> Required work
Reproduce every line in the listing that contains the word "React".

[start of Data excerpt]

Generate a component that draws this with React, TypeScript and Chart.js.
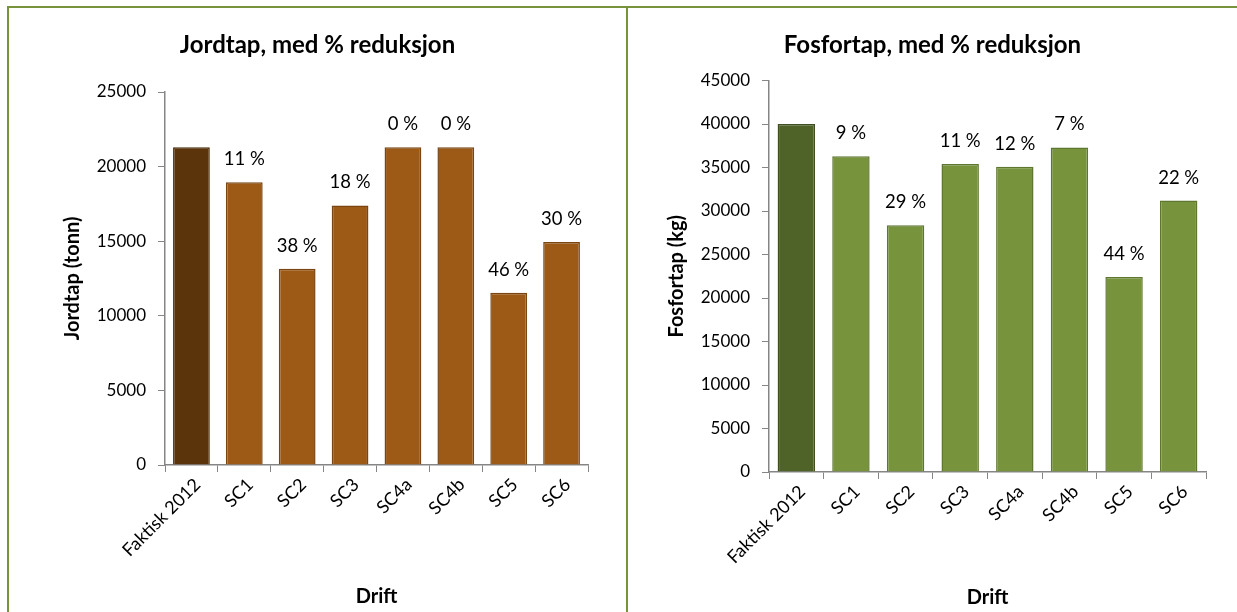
import React, { useEffect, useRef } from "react";
import { Chart, registerables } from "chart.js";

Chart.register(...registerables);

const categories = ["Faktisk 2012", "SC1", "SC2", "SC3", "SC4a", "SC4b", "SC5", "SC6"];

const jordtapValues = [21300, 18950, 13150, 17400, 21300, 21300, 11550, 14950];
const jordtapLabels = ["", "11 %", "38 %", "18 %", "0 %", "0 %", "46 %", "30 %"];

const fosforValues = [40000, 36300, 28350, 35400, 35100, 37300, 22400, 31200];
const fosforLabels = ["", "9 %", "29 %", "11 %", "12 %", "7 %", "44 %", "22 %"];

const FONT = "Lato, 'Open Sans', sans-serif";
const FRAME = "#77933C";
const AXIS = "#868686";
const TITLE_SIZE = 24;
const AXIS_TITLE_SIZE = 20;

const barLabelPlugin = {
  id: "barLabels",
  afterDatasetsDraw(chart: any, _args: any, opts: any) {
    const { ctx } = chart;
    const meta = chart.getDatasetMeta(0);
    const labels: string[] = opts.labels || [];
    ctx.save();
    ctx.font = `${opts.size}px ${FONT}`;
    ctx.fillStyle = "#000";
    ctx.textAlign = "center";
    ctx.textBaseline = "middle";
    meta.data.forEach((el: any, i: number) => {
      if (labels[i]) ctx.fillText(labels[i], el.x, el.y - opts.offset);
    });
    ctx.restore();
  },
};

type PanelProps = {
  title: string;
  yTitle: string;
  values: number[];
  labels: string[];
  max: number;
  colors: string[];
  borders: string[];
  width: number;
  height: number;
  yWidth: number;
  xHeight: number;
  sidePad: number;
  titleCenter: number;
  plotTop: number;
  yTitleCenter: number;
  xTitleOffset: number;
  barPct: number;
};

function Panel(p: PanelProps) {
  const ref = useRef<HTMLCanvasElement | null>(null);
  useEffect(() => {
    if (!ref.current) return;
    const tLine = TITLE_SIZE * 1.2;
    const aLine = AXIS_TITLE_SIZE * 1.2;
    const titleTop = p.titleCenter - tLine / 2;
    const titleBottom = p.plotTop - titleTop - tLine;
    const chart = new Chart(ref.current, {
      type: "bar",
      data: {
        labels: categories,
        datasets: [
          {
            data: p.values,
            backgroundColor: p.colors,
            borderColor: p.borders,
            borderWidth: 1.5,
            categoryPercentage: 1,
            barPercentage: p.barPct,
          },
        ],
      },
      plugins: [barLabelPlugin],
      options: {
        responsive: false,
        animation: false,
        layout: { padding: { left: p.sidePad, right: p.sidePad, top: 0, bottom: 0 } },
        plugins: {
          legend: { display: false },
          tooltip: { enabled: false },
          title: {
            display: true,
            text: p.title,
            color: "#000",
            font: { family: FONT, size: TITLE_SIZE, weight: "bold" },
            padding: { top: titleTop, bottom: titleBottom },
          },
          barLabels: { labels: p.labels, size: 18.5, offset: 23 },
        } as any,
        scales: {
          x: {
            grid: {
              display: true,
              drawOnChartArea: false,
              drawTicks: true,
              tickLength: 7,
              color: AXIS,
              offset: true,
            },
            border: { display: true, color: AXIS, width: 1.5 },
            ticks: {
              color: "#000",
              font: { family: FONT, size: 18 },
              maxRotation: 45,
              minRotation: 45,
              padding: 2,
              labelOffset: 6,
            },
            title: {
              display: true,
              text: "Drift",
              color: "#000",
              font: { family: FONT, size: AXIS_TITLE_SIZE, weight: "bold" },
              padding: { top: 0, bottom: p.xTitleOffset - aLine / 2 },
            },
            afterFit: (s: any) => {
              s.height = p.xHeight;
            },
          },
          y: {
            min: 0,
            max: p.max,
            ticks: {
              stepSize: 5000,
              color: "#000",
              font: { family: FONT, size: 17 },
              padding: 12,
              callback: (v: any) => String(v),
            },
            grid: {
              display: true,
              drawOnChartArea: false,
              drawTicks: true,
              tickLength: 7,
              color: AXIS,
            },
            border: { display: true, color: AXIS, width: 1.5 },
            title: {
              display: true,
              text: p.yTitle,
              color: "#000",
              font: { family: FONT, size: AXIS_TITLE_SIZE, weight: "bold" },
              padding: { top: p.yTitleCenter - p.sidePad - aLine / 2, bottom: 0 },
            },
            afterFit: (s: any) => {
              s.width = p.yWidth - p.sidePad;
            },
          },
        },
      } as any,
    });
    return () => chart.destroy();
  }, []);
  return <canvas ref={ref} width={p.width} height={p.height} style={{ display: "block" }} />;
}

export default function App() {
  return (
    <div
      style={{
        position: "fixed",
        left: 0,
        top: 0,
        width: 1237,
        height: 612,
        background: "#fff",
        overflow: "hidden",
      }}
    >
      <div
        style={{
          position: "absolute",
          left: 7,
          top: 6,
          width: 621,
          height: 700,
          border: `2px solid ${FRAME}`,
          boxSizing: "border-box",
        }}
      />
      <div
        style={{
          position: "absolute",
          left: 626,
          top: 6,
          width: 700,
          height: 700,
          border: `2px solid ${FRAME}`,
          boxSizing: "border-box",
        }}
      />
      <div style={{ position: "absolute", left: 9, top: 8 }}>
        <Panel
          title="Jordtap, med % reduksjon"
          yTitle="Jordtap (tonn)"
          values={jordtapValues}
          labels={jordtapLabels}
          max={25000}
          colors={["#5C340B", "#9C5A16", "#9C5A16", "#9C5A16", "#9C5A16", "#9C5A16", "#9C5A16", "#9C5A16"]}
          borders={["#4A2A08", "#7A4511", "#7A4511", "#7A4511", "#7A4511", "#7A4511", "#7A4511", "#7A4511"]}
          width={617}
          height={604}
          yWidth={156}
          xHeight={147}
          sidePad={38}
          titleCenter={37}
          plotTop={84}
          yTitleCenter={63.5}
          xTitleOffset={15}
          barPct={0.695}
        />
      </div>
      <div style={{ position: "absolute", left: 628, top: 8 }}>
        <Panel
          title="Fosfortap, med % reduksjon"
          yTitle="Fosfortap (kg)"
          values={fosforValues}
          labels={fosforLabels}
          max={45000}
          colors={["#4F6228", "#77933C", "#77933C", "#77933C", "#77933C", "#77933C", "#77933C", "#77933C"]}
          borders={["#3F4F20", "#5E772E", "#5E772E", "#5E772E", "#5E772E", "#5E772E", "#5E772E", "#5E772E"]}
          width={609}
          height={604}
          yWidth={141}
          xHeight={140}
          sidePad={31}
          titleCenter={37}
          plotTop={72.5}
          yTitleCenter={48.5}
          xTitleOffset={14}
          barPct={0.685}
        />
      </div>
    </div>
  );
}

[end of Data excerpt]

> Solution for this problem
Generate a component that draws this with React, TypeScript and Chart.js.
import React, { useEffect, useRef } from "react";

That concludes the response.